Expected output: GPT-2 will try to follow the pattern (though smaller models are less reliable at complex reasoning):
A: Let me think through this:
Starting items: 100
Items received: 50
Total after receiving: 100 + 50 = 150
Items sold: 30
Items remaining: 150 - 30 = 120
Answer: 120 items
Code 2: Standard vs. Chain-of-Thought Comparison
# Compare Standard Prompting vs Chain-of-Thought
# This demonstrates the difference in prompt structure
from transformers import AutoTokenizer, AutoModelForCausalLM
model_name = "gpt2"
tokenizer = AutoTokenizer.from_pretrained(model_name)
model = AutoModelForCausalLM.from_pretrained(model_name)
# STANDARD PROMPTING (just Q and A, no reasoning)
standard_prompt = """Q: Sarah has 10 apples. She buys 5 more.
Then she gives 3 to her friend. How many?
A: 12
Q: A baker makes 24 cookies, puts them in boxes of 4.
He sells 3 boxes. How many cookies remain?
A: 12
Q: A train travels 60 km in 2 hours.
How far in 5 hours?
A: 150
Q: A store has 100 items, receives 50 more, sells 30.
How many remain?
A:"""
# CHAIN-OF-THOUGHT PROMPTING (Q, reasoning, A)
cot_prompt_alt = """Q: Sarah has 10 apples. She buys 5 more.
Then she gives 3 to her friend. How many?
A: Starting: 10. After buying: 10 + 5 = 15.
After giving: 15 - 3 = 12. Answer: 12
Q: A baker makes 24 cookies, puts them in boxes of 4.
He sells 3 boxes. How many cookies remain?
A: Total cookies: 24. Per box: 4. Number of boxes: 24/4 = 6.
Sold: 3. Remaining boxes: 6 - 3 = 3.
Remaining cookies: 3 × 4 = 12. Answer: 12
Q: A train travels 60 km in 2 hours. How far in 5 hours?
A: Speed: 60/2 = 30 km/hour. Distance: 30 × 5 = 150 km.
Answer: 150
Q: A store has 100 items, receives 50 more, sells 30.
How many remain?
A:"""
print("=" * 50)
print("STANDARD PROMPTING OUTPUT:")
print("=" * 50)
input_ids = tokenizer.encode(standard_prompt, return_tensors="pt")

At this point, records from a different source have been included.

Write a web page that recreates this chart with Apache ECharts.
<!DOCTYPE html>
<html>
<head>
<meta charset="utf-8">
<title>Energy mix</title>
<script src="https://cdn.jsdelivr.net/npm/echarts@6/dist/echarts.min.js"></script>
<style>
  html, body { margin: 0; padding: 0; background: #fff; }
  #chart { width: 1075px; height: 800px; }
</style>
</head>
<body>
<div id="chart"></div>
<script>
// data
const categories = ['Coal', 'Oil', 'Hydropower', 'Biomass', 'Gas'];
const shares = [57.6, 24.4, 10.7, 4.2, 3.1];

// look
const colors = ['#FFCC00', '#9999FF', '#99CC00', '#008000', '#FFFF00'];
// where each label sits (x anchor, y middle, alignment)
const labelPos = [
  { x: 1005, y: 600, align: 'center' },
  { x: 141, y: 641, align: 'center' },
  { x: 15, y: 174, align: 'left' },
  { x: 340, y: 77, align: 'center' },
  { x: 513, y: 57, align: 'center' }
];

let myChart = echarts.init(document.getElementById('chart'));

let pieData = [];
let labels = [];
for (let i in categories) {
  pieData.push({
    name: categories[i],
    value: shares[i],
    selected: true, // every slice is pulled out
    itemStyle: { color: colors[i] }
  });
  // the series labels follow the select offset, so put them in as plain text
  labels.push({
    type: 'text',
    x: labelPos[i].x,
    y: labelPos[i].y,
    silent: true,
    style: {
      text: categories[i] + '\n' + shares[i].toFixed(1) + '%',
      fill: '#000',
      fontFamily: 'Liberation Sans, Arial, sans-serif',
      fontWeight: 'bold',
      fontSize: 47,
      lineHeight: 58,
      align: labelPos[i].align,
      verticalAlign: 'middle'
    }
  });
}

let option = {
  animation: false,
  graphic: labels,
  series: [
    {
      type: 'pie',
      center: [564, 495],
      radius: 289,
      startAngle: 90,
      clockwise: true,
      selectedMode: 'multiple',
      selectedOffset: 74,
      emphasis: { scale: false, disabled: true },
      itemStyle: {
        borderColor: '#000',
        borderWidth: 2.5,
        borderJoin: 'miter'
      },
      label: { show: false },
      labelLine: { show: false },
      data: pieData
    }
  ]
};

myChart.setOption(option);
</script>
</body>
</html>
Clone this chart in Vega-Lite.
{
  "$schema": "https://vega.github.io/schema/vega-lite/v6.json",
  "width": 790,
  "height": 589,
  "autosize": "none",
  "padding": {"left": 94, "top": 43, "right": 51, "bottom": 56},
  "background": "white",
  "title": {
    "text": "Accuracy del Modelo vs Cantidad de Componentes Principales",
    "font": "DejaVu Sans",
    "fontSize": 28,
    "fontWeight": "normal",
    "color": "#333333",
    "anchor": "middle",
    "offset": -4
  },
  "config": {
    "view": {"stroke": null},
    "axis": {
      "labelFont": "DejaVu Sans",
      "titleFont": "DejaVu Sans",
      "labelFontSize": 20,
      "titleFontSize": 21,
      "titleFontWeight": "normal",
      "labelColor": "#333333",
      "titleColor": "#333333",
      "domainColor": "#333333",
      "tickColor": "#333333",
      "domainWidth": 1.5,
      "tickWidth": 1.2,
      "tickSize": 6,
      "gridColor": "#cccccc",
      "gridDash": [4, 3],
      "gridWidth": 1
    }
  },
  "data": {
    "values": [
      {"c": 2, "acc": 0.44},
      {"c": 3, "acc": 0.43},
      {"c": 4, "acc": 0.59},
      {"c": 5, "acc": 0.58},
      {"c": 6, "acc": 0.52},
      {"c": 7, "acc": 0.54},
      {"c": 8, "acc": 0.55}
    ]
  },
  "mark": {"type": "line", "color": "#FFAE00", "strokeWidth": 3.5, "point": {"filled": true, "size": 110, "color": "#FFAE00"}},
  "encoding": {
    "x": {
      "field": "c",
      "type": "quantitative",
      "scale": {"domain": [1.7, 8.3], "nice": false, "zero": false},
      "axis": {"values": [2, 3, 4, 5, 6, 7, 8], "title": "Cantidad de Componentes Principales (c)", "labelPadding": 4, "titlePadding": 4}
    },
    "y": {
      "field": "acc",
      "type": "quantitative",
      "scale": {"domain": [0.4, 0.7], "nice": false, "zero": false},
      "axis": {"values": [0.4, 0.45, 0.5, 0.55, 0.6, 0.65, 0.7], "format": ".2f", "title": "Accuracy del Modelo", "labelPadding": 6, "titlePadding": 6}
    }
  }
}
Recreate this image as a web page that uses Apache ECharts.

output = model.generate(input_ids, max_length=80, temperature=0.5)
print(tokenizer.decode(output[0], skip_special_tokens=True)[-100:])
print("\n" + "=" * 50)
print("CHAIN-OF-THOUGHT PROMPTING OUTPUT:")
print("=" * 50)
input_ids = tokenizer.encode(cot_prompt_alt, return_tensors="pt")
output = model.generate(input_ids, max_length=100, temperature=0.5)
print(tokenizer.decode(output[0], skip_special_tokens=True)[-120:])
What this demonstrates:
- Standard prompting gives Q→A directly
- CoT prompting includes reasoning in the answer
- With larger models (100B+), CoT dramatically improves accuracy
- GPT-2 is too small to show the difference clearly, but the prompt structure is identical to what PaLM uses
Key Takeaways from the Code
- Prompt structure is everything: The model learns the pattern from few-shot examples
- Reasoning must be explicit: Include calculation steps, not just final answers
- Scaling is critical: The paper’s power comes from model size (PaLM 540B), not from the prompting technique itself
- Same technique, bigger benefits: A 1.3B model with CoT beats a 175B model without CoT (InstructGPT vs GPT-3)
Why Run This on Colab?
GPT-2 (1.5B parameters) is free to run on Colab. It won’t solve math perfectly (too small), but it shows:
- How to structure CoT prompts
- How the model processes examples
- How to extract generated text
For real reasoning tasks, you’d use:
- Claude (Anthropic)
- GPT-4 (OpenAI)
- Llama 2 Chat (Meta)
- PaLM 2 (Google) — the actual model from this paper
All of these support the same CoT prompt structure shown above.
Pro Tip: Self-Consistency (Follow-Up)
The paper’s authors later published a follow-up called “Self-Consistency Improves Chain of Thought Reasoning in Language Models” (Wang et al., 2022). The idea:
Instead of generating one reasoning chain, generate multiple different chains and take a majority vote:
# Pseudo-code for self-consistency
for i in range(5): # Generate 5 reasoning chains
chain = model.generate(prompt, temperature=1.0) # High temp = diversity
answer = extract_final_answer(chain)
answers.append(answer)
final_answer = majority_vote(answers) # Most common answer
This pushes accuracy even higher (e.g., 58% → 71% on GSM8K).